Si te envío de vuelta podrías salvar a tu hijo, ¿pero a qué precio? El coste de salvar aunque sea a una sola persona está más allá de ti.

Él no había pensado en estas condiciones. Pero no podía echarse para atrás, no ahora.

– Ven conmigo -pidió el niño descruzando los brazos.

Thomas avanzó de prisa sobre sus débiles piernas. Se unió al muchacho, que alargó la mano y agarró la de él mientras caminaban a lo largo de la orilla del lago.

– Toda decisión que tomes tendrá consecuencias trascendentales -anunció el niño-. A la larga lo cambiarás todo.

– ¿Será mejor o peor?

– Depende.

– ¿De qué?

– De ti.

Anduvieron diez pasos en silencio. Thomas sentía en la mano los pequeños dedos del niño. Miró el agua y por unos instantes consideró retirar su solicitud para unirse a los demás. Chelise y Mikil… Kara. Solo podía imaginar el placer de ellos ahora, danzando y girando como niños.

– Está bien, Thomas. Pero tengo dos condiciones.

¿Estaba asintiendo Elyon?

– Las que sean.

– Te enviaré de vuelta al lugar y al momento que yo decida.

– Sí. Sí, por supuesto.

– No recordarás nada de lo acontecido.

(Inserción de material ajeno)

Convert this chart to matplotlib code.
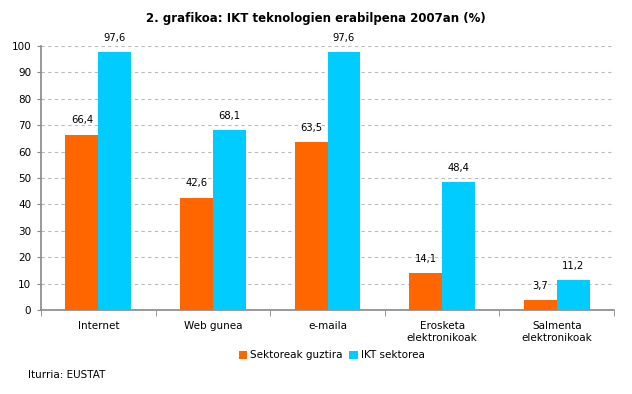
import numpy as np
import matplotlib
matplotlib.use("Agg")
from matplotlib import pyplot as plt

categories = ["Internet", "Web gunea", "e-maila", "Erosketa\nelektronikoak", "Salmenta\nelektronikoak"]
sektoreak = [66.4, 42.6, 63.5, 14.1, 3.7]
ikt = [97.6, 68.1, 97.6, 48.4, 11.2]
series_names = ["Sektoreak guztira", "IKT sektorea"]

fig = plt.figure(figsize=(6.32, 3.94), dpi=100)
ax = fig.add_axes([0.0649, 0.2132, 0.9066, 0.67])

x = np.arange(len(categories))
w = 0.287
b1 = ax.bar(x - w/2, sektoreak, w, color="#FF6600", label=series_names[0], zorder=3)
b2 = ax.bar(x + w/2, ikt, w, color="#00CCFF", label=series_names[1], zorder=3)

for bars, vals in ((b1, sektoreak), (b2, ikt)):
    for r, v in zip(bars, vals):
        ax.text(r.get_x() + r.get_width()/2, v + 3.5, ("%.1f" % v).replace(".", ","),
                ha="center", va="bottom", fontsize=7.2)

ax.set_xlim(-0.5, len(categories) - 0.5)
ax.set_ylim(0, 100)
ax.set_yticks(range(0, 101, 10))
ax.tick_params(axis="y", labelsize=7.5, length=3, color="#888888", pad=4)
ax.set_xticks(x)
ax.set_xticklabels(categories, fontsize=7.5)
ax.tick_params(axis="x", length=0, pad=8)
ax.set_xticks(np.arange(-0.5, len(categories)), minor=True)
ax.tick_params(axis="x", which="minor", length=4, color="#888888")

ax.yaxis.grid(True, linestyle=(0, (3, 3)), color="#BBBBBB", linewidth=0.8, zorder=0)
ax.spines["top"].set_visible(False)
ax.spines["right"].set_visible(False)
ax.spines["left"].set_color("#888888")
ax.spines["bottom"].set_color("#888888")
ax.spines["left"].set_linewidth(1.2)
ax.spines["bottom"].set_linewidth(1.2)

fig.text(0.5, 0.952, "2. grafikoa: IKT teknologien erabilpena 2007an (%)",
         ha="center", va="center", fontsize=8.5, fontweight="bold")
fig.legend(loc="center", bbox_to_anchor=(0.525, 0.098), ncol=2, frameon=False,
           fontsize=7.5, handlelength=0.8, handleheight=0.8, handletextpad=0.3,
           columnspacing=0.6)
fig.text(0.045, 0.047, "Iturria: EUSTAT", ha="left", va="center", fontsize=7.5)

fig.savefig("out.png", dpi=100)
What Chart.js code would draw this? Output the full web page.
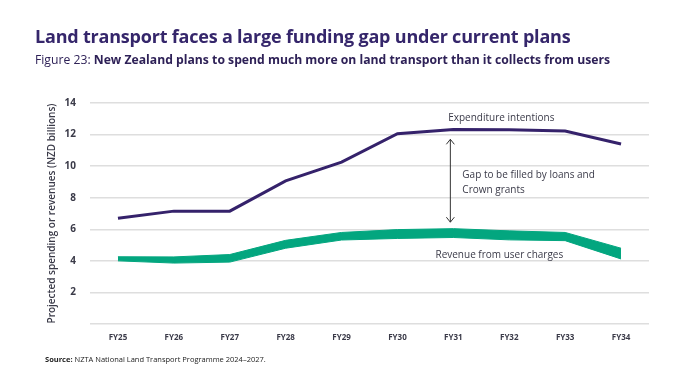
<!DOCTYPE html>
<html>
<head>
<meta charset="utf-8">
<script src="https://cdn.jsdelivr.net/npm/chart.js@4.4.1/dist/chart.umd.min.js"></script>
<style>
  html, body { margin: 0; padding: 0; background: #fff; }
  #wrap { position: relative; width: 689px; height: 385px; overflow: hidden; }
  #chart { position: absolute; left: 0; top: 0; }
  .txt { position: absolute; white-space: nowrap; font-family: "Open Sans", Lato, sans-serif; }
  #title { left: 35px; top: 24px; font-size: 18px; font-weight: 700; color: #35266b; letter-spacing: -0.2px; }
  #sub { left: 35px; top: 51px; font-size: 12.2px; color: #2e2157; }
  #sub b { font-weight: 700; }
  #src { left: 45px; top: 354px; font-size: 7.5px; color: #222; }
</style>
</head>
<body>
<div id="wrap">
  <canvas id="chart" width="689" height="385"></canvas>
  <div class="txt" id="title">Land transport faces a large funding gap under current plans</div>
  <div class="txt" id="sub">Figure 23: <b>New Zealand plans to spend much more on land transport than it collects from users</b></div>
  <div class="txt" id="src"><b>Source:</b> NZTA National Land Transport Programme 2024–2027.</div>
</div>
<script>
const years = ["FY25", "FY26", "FY27", "FY28", "FY29", "FY30", "FY31", "FY32", "FY33", "FY34"];
const expenditure = [6.7, 7.15, 7.15, 9.07, 10.25, 12.05, 12.32, 12.3, 12.22, 11.4];
const revenueLow = [4.0, 3.86, 3.92, 4.8, 5.32, 5.42, 5.48, 5.33, 5.28, 4.12];
const revenueHigh = [4.26, 4.25, 4.4, 5.3, 5.8, 5.98, 6.04, 5.9, 5.8, 4.8];
const yTicks = [0, 2, 4, 6, 8, 10, 12, 14];

const purple = "#35226b";
const teal = "#03a67f";
const font = "'Open Sans', Lato, sans-serif";

// * labels and arrow on top of the plot
const notes = {
  id: "notes",
  afterDatasetsDraw(chart) {
    const ctx = chart.ctx;
    const x = chart.scales.x;
    const y = chart.scales.y;
    ctx.save();
    ctx.fillStyle = "#3a3a48";
    ctx.font = "10px " + font;
    ctx.textBaseline = "middle";
    ctx.textAlign = "center";
    ctx.fillText("Expenditure intentions", x.getPixelForValue(6) + 48, y.getPixelForValue(13.05));
    ctx.fillText("Revenue from user charges", x.getPixelForValue(6) + 46, y.getPixelForValue(4.35));
    ctx.textAlign = "left";
    ctx.fillText("Gap to be filled by loans and", x.getPixelForValue(6) + 9, y.getPixelForValue(9.4));
    ctx.fillText("Crown grants", x.getPixelForValue(6) + 9, y.getPixelForValue(8.5));

    // ? double arrow
    const ax = x.getPixelForValue(6) - 3;
    const top = y.getPixelForValue(11.7);
    const bot = y.getPixelForValue(6.45);
    ctx.strokeStyle = "#333";
    ctx.lineWidth = 1;
    ctx.beginPath();
    ctx.moveTo(ax, top);
    ctx.lineTo(ax, bot);
    ctx.moveTo(ax - 4, top + 5);
    ctx.lineTo(ax, top);
    ctx.lineTo(ax + 4, top + 5);
    ctx.moveTo(ax - 4, bot - 5);
    ctx.lineTo(ax, bot);
    ctx.lineTo(ax + 4, bot - 5);
    ctx.stroke();
    ctx.restore();
  },
};

const chart = new Chart(document.getElementById("chart"), {
  type: "line",
  data: {
    labels: years,
    datasets: [
      {
        data: expenditure,
        borderColor: purple,
        borderWidth: 3,
        pointRadius: 0,
        fill: false,
      },
      {
        data: revenueLow,
        borderColor: teal,
        borderWidth: 1,
        pointRadius: 0,
        fill: false,
      },
      {
        data: revenueHigh,
        borderColor: teal,
        backgroundColor: teal,
        borderWidth: 1,
        pointRadius: 0,
        fill: "-1",
      },
    ],
  },
  options: {
    responsive: false,
    animation: false,
    layout: { padding: { left: 46, right: 40, top: 103, bottom: 31 } },
    plugins: { legend: { display: false }, tooltip: { enabled: false } },
    scales: {
      x: {
        offset: true,
        grid: { display: false },
        border: { display: false },
        ticks: { padding: 1, color: "#3a3a48", font: { family: font, size: 8, weight: "bold" } },
        afterFit(s) { s.height = 30; },
      },
      y: {
        min: 0,
        max: 14,
        afterBuildTicks(s) { s.ticks = yTicks.map((v) => ({ value: v })); },
        grid: { color: "#dedede", lineWidth: 1.5, drawTicks: false },
        border: { display: false },
        ticks: {
          padding: 14,
          color: "#3a3a48",
          font: { family: font, size: 10, weight: "bold" },
          callback: (v) => (v === 0 ? "" : v),
        },
        title: {
          display: true,
          text: "Projected spending or revenues (NZD billions)",
          color: "#3a3a48",
          font: { family: font, size: 10, weight: "600" },
          padding: 0,
        },
        afterFit(s) { s.width = 44; },
      },
    },
  },
  plugins: [notes],
});
</script>
</body>
</html>
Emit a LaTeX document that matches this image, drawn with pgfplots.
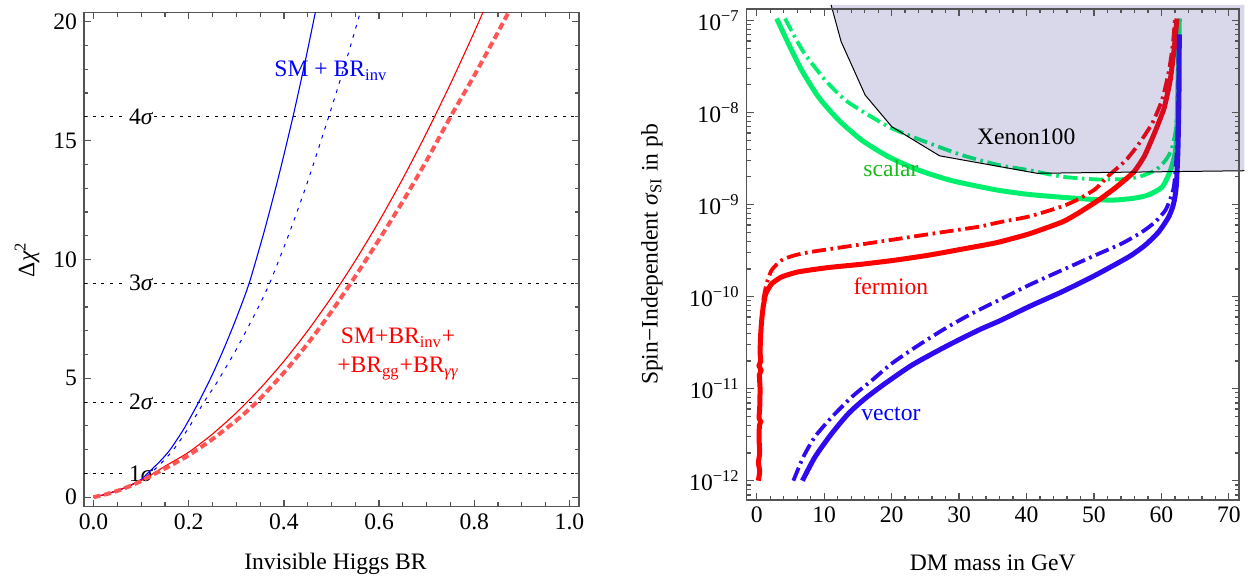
\documentclass[border=0pt]{standalone}
\usepackage{fontspec}
\setmainfont{Liberation Serif}
\usepackage{pgfplots}
\pgfplotsset{compat=1.18}

\definecolor{framegray}{gray}{0.33}
\definecolor{salmon}{RGB}{255,85,85}
\definecolor{scalargreen}{RGB}{0,240,110}
\definecolor{scalartext}{RGB}{25,185,25}
\definecolor{vectorblue}{RGB}{45,10,240}
\definecolor{xenonfill}{RGB}{60,60,150}

\pgfplotsset{
  mmastyle/.style={
    scale only axis,
    tick align=inside,
    major tick length=3.5pt,
    minor tick length=2.2pt,
    tick style={framegray, line width=0.6pt},
    axis line style={framegray, line width=0.7pt},
  },
  sigmaline/.style={black, line width=0.5pt, dash pattern=on 1.5pt off 2.85pt},
  thickdashdot/.style={line width=1.9pt, dash pattern=on 7pt off 2.3pt on 1.3pt off 2.3pt},
}

\begin{document}
\begin{tikzpicture}[font=\fontsize{11.8}{14.5}\selectfont]
\useasboundingbox (0,0) rectangle (626.5pt,290.5pt);

% ---------------- left: Delta chi^2 versus invisible branching ratio
\begin{axis}[
  mmastyle,
  at={(42pt,37.15pt)}, anchor=south west,
  width=247.5pt, height=247.2pt,
  xmin=-0.02, xmax=1.02, ymin=-0.4, ymax=20.4,
  xtick={0,0.2,0.4,0.6,0.8,1}, xticklabels={0.0,0.2,0.4,0.6,0.8,1.0},
  minor x tick num=3,
  ytick={0,5,10,15,20}, yticklabels={0,5,10,15,20},
  minor y tick num=4,
  xlabel={Invisible Higgs BR},
  ylabel={Δ\textit{χ}\textsuperscript{2}},
  xlabel style={at={(axis description cs:0.508,-0.1159)}, anchor=center},
  ylabel style={at={(axis description cs:-0.1152,0.5)}, anchor=center},
]
% confidence levels
\addplot[sigmaline] coordinates {(-0.02,1) (1.02,1)};
\addplot[sigmaline] coordinates {(-0.02,4) (1.02,4)};
\addplot[sigmaline] coordinates {(-0.02,9) (1.02,9)};
\addplot[sigmaline] coordinates {(-0.02,16) (1.02,16)};
\node[fill=white, inner sep=0.6pt] at (axis cs:0.1,1) {1\textit{σ}};
\node[fill=white, inner sep=0.6pt] at (axis cs:0.1,4) {2\textit{σ}};
\node[fill=white, inner sep=0.6pt] at (axis cs:0.1,9) {3\textit{σ}};
\node[fill=white, inner sep=0.6pt] at (axis cs:0.1,16) {4\textit{σ}};

% SM + BR_inv
\addplot[blue, line width=0.55pt, smooth, tension=0.4] coordinates {
 (0,0) (0.025,0.12) (0.05,0.275) (0.075,0.47) (0.1,0.74) (0.1135,1.0)
 (0.14,1.516) (0.161,2.0) (0.19,2.88) (0.221,4.0) (0.25,5.17) (0.275,6.30)
 (0.3,7.53) (0.327,9.0) (0.36,11.28) (0.39,13.58) (0.419,16.0) (0.445,18.36)
 (0.47,20.78)};
\addplot[blue, line width=0.5pt, dash pattern=on 1.8pt off 3pt, smooth, tension=0.4] coordinates {
 (0,0) (0.025,0.12) (0.05,0.275) (0.075,0.47) (0.1,0.73) (0.119,1.0)
 (0.14,1.385) (0.168,2.0) (0.2,2.92) (0.232,4.0) (0.26,4.85) (0.3,6.22)
 (0.34,7.74) (0.37,9.0) (0.41,11.04) (0.45,13.28) (0.494,16.0) (0.53,18.31)
 (0.565,20.71)};

% SM + BR_inv + BR_gg + BR_gammagamma
\addplot[red, line width=0.55pt, smooth, tension=0.4] coordinates {
 (0,0) (0.025,0.12) (0.05,0.275) (0.075,0.47) (0.1,0.7) (0.126,1.0)
 (0.15,1.3) (0.2,1.893) (0.25,2.657) (0.3,3.55) (0.35,4.57) (0.4,5.72)
 (0.45,7.0) (0.5,8.41) (0.55,9.95) (0.6,11.61) (0.65,13.41) (0.7,15.34)
 (0.75,17.39) (0.8,19.57) (0.83,20.95)};
\addplot[salmon, line width=2pt, dash pattern=on 3.5pt off 1.9pt, smooth, tension=0.4] coordinates {
 (0,0) (0.025,0.115) (0.05,0.265) (0.075,0.455) (0.1,0.68) (0.13,1.0)
 (0.15,1.2) (0.2,1.764) (0.25,2.443) (0.3,3.23) (0.343,4.0) (0.4,5.24)
 (0.45,6.46) (0.5,7.81) (0.55,9.29) (0.6,10.84) (0.65,12.45) (0.7,14.17)
 (0.75,16.0) (0.8,17.74) (0.85,19.57) (0.88,20.7)};

\node[text=blue] at (axis cs:0.4987,17.95) {SM + BR\textsubscript{inv}};
\node[text=red, align=center] at (axis cs:0.64,6.03)
  {SM+BR\textsubscript{inv}+\\+BR\textsubscript{gg}+BR\textsubscript{\textit{γγ}}};
\end{axis}

% ---------------- right: spin-independent cross section versus DM mass
\begin{axis}[
  mmastyle,
  at={(373.35pt,40.5pt)}, anchor=south west,
  width=246.15pt, height=245.5pt,
  xmin=-1.48, xmax=71.5,
  ymode=log, ymin=6.17e-13, ymax=1.334e-7,
  clip=false, axis on top,
  xtick={0,10,20,30,40,50,60,70}, xticklabels={0,10,20,30,40,50,60,70},
  minor x tick num=4,
  ytick={1e-12,1e-11,1e-10,1e-9,1e-8,1e-7},
  yticklabels={10\textsuperscript{−12},10\textsuperscript{−11},10\textsuperscript{−10},
               10\textsuperscript{−9},10\textsuperscript{−8},10\textsuperscript{−7}},
  minor ytick={7e-13,8e-13,9e-13,
    2e-12,3e-12,4e-12,5e-12,6e-12,7e-12,8e-12,9e-12,
    2e-11,3e-11,4e-11,5e-11,6e-11,7e-11,8e-11,9e-11,
    2e-10,3e-10,4e-10,5e-10,6e-10,7e-10,8e-10,9e-10,
    2e-9,3e-9,4e-9,5e-9,6e-9,7e-9,8e-9,9e-9,
    2e-8,3e-8,4e-8,5e-8,6e-8,7e-8,8e-8,9e-8},
  xlabel={DM mass in GeV},
  ylabel={Spin−Independent \textit{σ}\textsubscript{SI} in pb},
  xlabel style={at={(axis description cs:0.5,-0.1283)}, anchor=center},
  ylabel style={at={(axis description cs:-0.1924,0.5)}, anchor=center},
]
% scalar
\addplot[scalargreen, line width=2.5pt, smooth, tension=0.4] coordinates {
 (2.97,1.05e-7) (4.70,5.62e-8) (6.68,2.88e-8) (9.15,1.48e-8) (12.12,8.32e-9)
 (15.58,5.01e-9) (19.54,3.31e-9) (23.99,2.37e-9) (28.94,1.82e-9) (35.5,1.445e-9)
 (40.3,1.29e-9) (45.3,1.20e-9) (50,1.135e-9) (53,1.12e-9) (56,1.175e-9)
 (58,1.27e-9) (60.1,1.55e-9) (61.35,2.37e-9) (62.1,3.89e-9) (62.35,8.91e-9)
 (62.5,3.16e-8) (62.65,1.05e-7)};
\addplot[scalargreen, thickdashdot, smooth, tension=0.4] coordinates {
 (4.20,1.05e-7) (6.92,4.57e-8) (10.14,2.26e-8) (13.11,1.37e-8) (16.57,9.4e-9)
 (20.04,6.73e-9) (24.98,4.82e-9) (30.42,3.45e-9) (35.87,2.69e-9) (40.32,2.37e-9)
 (45.27,2.01e-9) (50.22,1.88e-9) (54.2,1.89e-9) (56.65,2.0e-9) (59.13,2.37e-9)
 (60.6,3.02e-9) (61.5,3.98e-9) (62.1,6.3e-9) (62.4,1.26e-8) (62.6,1.05e-7)};

% fermion
\addplot[red, line width=2.5pt, smooth, tension=0.3] coordinates {
 (0.24,1.0e-12) (0.45,1.26e-12) (0.25,1.58e-12) (0.45,2.0e-12) (0.35,2.82e-12)
 (0.4,3.98e-12) (0.6,4.37e-12) (0.35,4.79e-12) (0.45,6.31e-12) (0.5,1e-11)
 (0.4,1.41e-11) (0.65,1.58e-11) (0.35,1.78e-11) (0.6,2.0e-11) (0.5,2.51e-11)
 (0.6,3.98e-11) (0.75,5.62e-11) (0.95,7.59e-11) (1.33,1.07e-10) (2.22,1.38e-10)
 (3.71,1.64e-10) (6.18,1.86e-10) (10.63,2.07e-10) (15.58,2.25e-10) (20.53,2.49e-10)
 (25.48,2.82e-10) (30.43,3.28e-10) (35.5,3.85e-10) (40.32,4.79e-10) (45.27,6.46e-10)
 (47.5,7.94e-10) (50.7,1.12e-9) (53.3,1.55e-9) (55.9,2.26e-9) (57.5,3.39e-9)
 (59.1,6.31e-9) (60.4,1.12e-8) (61.3,2.24e-8) (61.9,5.01e-8) (62.3,1.05e-7)};
\addplot[red, thickdashdot, smooth, tension=0.4] coordinates {
 (0.5,2.51e-11) (0.7,5.01e-11) (0.98,9.12e-11) (1.48,1.39e-10) (2.22,1.94e-10)
 (3.71,2.49e-10) (5.69,2.82e-10) (8.16,3.07e-10) (13.11,3.48e-10) (18.05,3.94e-10)
 (23.0,4.47e-10) (27.95,5.07e-10) (32.9,5.74e-10) (36.12,6.46e-10) (40.32,7.41e-10)
 (45.27,9.55e-10) (47.74,1.15e-9) (50.22,1.48e-9) (52.1,2.04e-9) (54.7,3.02e-9)
 (56.65,4.57e-9) (58.6,7.59e-9) (60.1,1.38e-8) (61.1,2.82e-8) (61.7,5.62e-8)
 (62.0,1.05e-7)};

% vector
\addplot[vectorblue, line width=2.5pt, smooth, tension=0.4] coordinates {
 (6.78,1.0e-12) (8.66,1.82e-12) (11.13,3.26e-12) (13.61,5.37e-12) (16.08,7.82e-12)
 (19.05,1.14e-11) (23.0,1.80e-11) (27.95,2.85e-11) (32.9,4.33e-11) (36.12,5.50e-11)
 (40.32,7.76e-11) (45.27,1.13e-10) (50.22,1.71e-10) (55.17,2.71e-10) (57.6,3.63e-10)
 (59.6,5.06e-10) (61.1,7.41e-10) (61.8,1.02e-9) (62.2,1.58e-9) (62.45,3.98e-9)
 (62.6,1.58e-8) (62.65,7.08e-8)};
\addplot[vectorblue, thickdashdot, smooth, tension=0.4] coordinates {
 (5.44,1.0e-12) (6.93,1.82e-12) (8.66,3.02e-12) (11.13,4.90e-12) (14.10,8.13e-12)
 (17.07,1.23e-11) (20.04,1.88e-11) (24.0,2.97e-11) (27.95,4.51e-11) (31.91,6.56e-11)
 (36.12,9.33e-11) (40.32,1.33e-10) (45.27,1.94e-10) (50.22,2.82e-10) (54.2,3.80e-10)
 (57.15,5.06e-10) (59.1,6.50e-10) (60.6,8.71e-10) (61.35,1.175e-9) (61.85,1.58e-9)
 (62.2,3.16e-9) (62.45,1.0e-8) (62.55,3.98e-8)};

% Xenon100 exclusion
\addplot[draw=none, fill=xenonfill, fill opacity=0.2] coordinates {
 (11.03,1.479e-7) (12.52,5.888e-8) (16.08,1.549e-8) (20.04,7.0e-9) (27.11,3.388e-9)
 (41.56,2.188e-9) (72.3,2.333e-9) (72.3,1.479e-7)} -- cycle;
\addplot[black, line width=0.5pt] coordinates {
 (11.03,1.479e-7) (12.52,5.888e-8) (16.08,1.549e-8) (20.04,7.0e-9) (27.11,3.388e-9)
 (41.56,2.188e-9) (72.3,2.333e-9)};

\node at (axis cs:39.95,5.46e-9) {Xenon100};
\node[text=scalartext] at (axis cs:19.9,2.47e-9) {scalar};
\node[text=red] at (axis cs:19.9,1.31e-10) {fermion};
\node[text=blue, fill=white, inner sep=0.6pt] at (axis cs:19.9,5.29e-12) {vector};
\end{axis}
\end{tikzpicture}
\end{document}
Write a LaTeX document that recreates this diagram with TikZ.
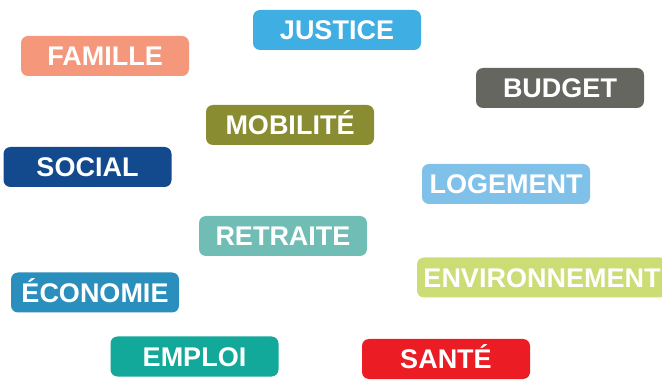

Tendrás tu oportunidad, como nadie más en la historia, pero sin el beneficio de saber que se trata de una segunda oportunidad. No conservarás ninguno de los conocimientos obtenidos aquí -declaró el muchacho, hizo una pausa y lo miró con sus verdes y redondos ojos-. ¿Asimilas la idea? Thomas lo intentó. ¿Pero importaba? De todos modos no recordaría. Si Elyon requería esto, entonces él aceptaría, y rápidamente.

– Creo que sí, sí.

– Despertarás en un lugar llamado Denver, sin ningún recuerdo de esta realidad.

Tus sueños serán afectados.

– ¿Sueños?

– Serán reales. Por desgracia, no lo sabrás.

– ¿Cómo… cómo funciona eso?

– Mejor de lo que te podrías imaginar -expuso el muchacho sonriendo por primera vez, aunque apenas levemente. Después el rostro le volvió a quedar serio.

– El destino del mundo dependerá de cada decisión que tomes -continuó, mirando hacia el horizonte-. Tú y yo volveremos a hacer historia, Thomas. ¿Es eso lo que quieres?

– Sí.

– Bien -asintió el niño, y volvió a mirar a Thomas-. De todos modos, eso es lo que hago con cada ser humano. Esperemos que tomes las decisiones correctas.

– ¿Qué hay de Chelise?

– Creí que deseabas empezar de nuevo.

La mente se le llenó de confusión.

– Sí, pero… ¿qué hay con Chelise?

– Creí que deseabas salvar a tu hijo -manifestó el muchacho.

– Lo deseo.

– Regresa entonces.

– Sí -contestó Thomas-. A menos que haya otra manera.

– No que yo sepa. Y conozco muchísimas.

Thomas volvió a pensarlo, y tomó rápidamente la decisión. De modo impulsivo.

– Sí. Envíame de vuelta. Por el bien de mi hijo.

– Entonces sumérgete, amigo mío -expresó el niño haciéndose a un lado y guiñando un ojo.

– ¿Sumergirme? -preguntó Thomas mirando el cristalino estanque-. ¿Aquí?

– A la profundidad -confirmó el niño.

Thomas aspiró hondo, asintió al muchacho, y se sumergió en lo profundo. Muy, pero muy profundo.